Martin Gilje Jaatun wrote:
> Karen, Matt & all,
> Goertzel, Karen [USA] wrote:
> > I'm more devious. I think what needs to happen is that we 
> need to redefine what we mean by "functionally correct" or 
> "quality" code. If determination of functional correctness 
> were extended from "must operate as specified under expected 
> conditions" to "must operate as specified under all 
> conditions", functional correctness would necessarily require 
> security, safety, fault tolerance, and all those other good 
> things that make software dependable instead of just correct.
> >   
> I couldn't agree more!
> However, I have had several discussions with a colleague who is fairly
> well known in the"Software Process Improvement Mafia" on the topic of
> how to ensure that security requirements are considered for 
> _all_ kinds
> of code, not just "security software". Particularily in the context of
> agile development techniques, security keeps getting the short end of
> the stick, losing every time to "working features". His stance on this
> is that "if security were important to the customer, the 
> customer would
> provide and prioritize security requirements". To me, this is 
> a bit like
> saying "If the customer doesn't explicitly state that the software
> should be Y2k-proof, he/she is not really bothered about it".

The problem (certainly as I see it) is that the customer is likely to say
"Make it secure" without really understanding what that means.  Secure
against what exactly?

Or you'll get a list of security features that the customer wants, but as we
all know security features != secure product.
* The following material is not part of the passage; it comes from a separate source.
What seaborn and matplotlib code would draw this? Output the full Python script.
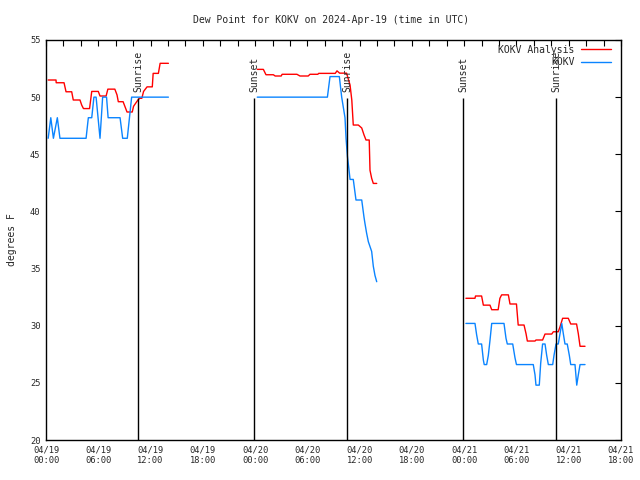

Instead we've taken a combined approach of including customer requirements
and adding specific requirements of our own focusing a good Secure
development practices.

> If we can "brainwash" the coming generations of programmers into
> accepting Karen's definition of "quality code", we might finally be
> getting somewhere.

And that's the trick we've been attempting here.  Secure software is nothing
more than really good quality code.  We already use coding guidelines and
have a strong(ish) process of code reviews.  So we have augmented our coding
and review guidelines to include secure coding aspect such as input/output
validation, good memory management etc. 

That said there is still a lot of scope for improvement in the rest of the
software development process (testing and design in particular).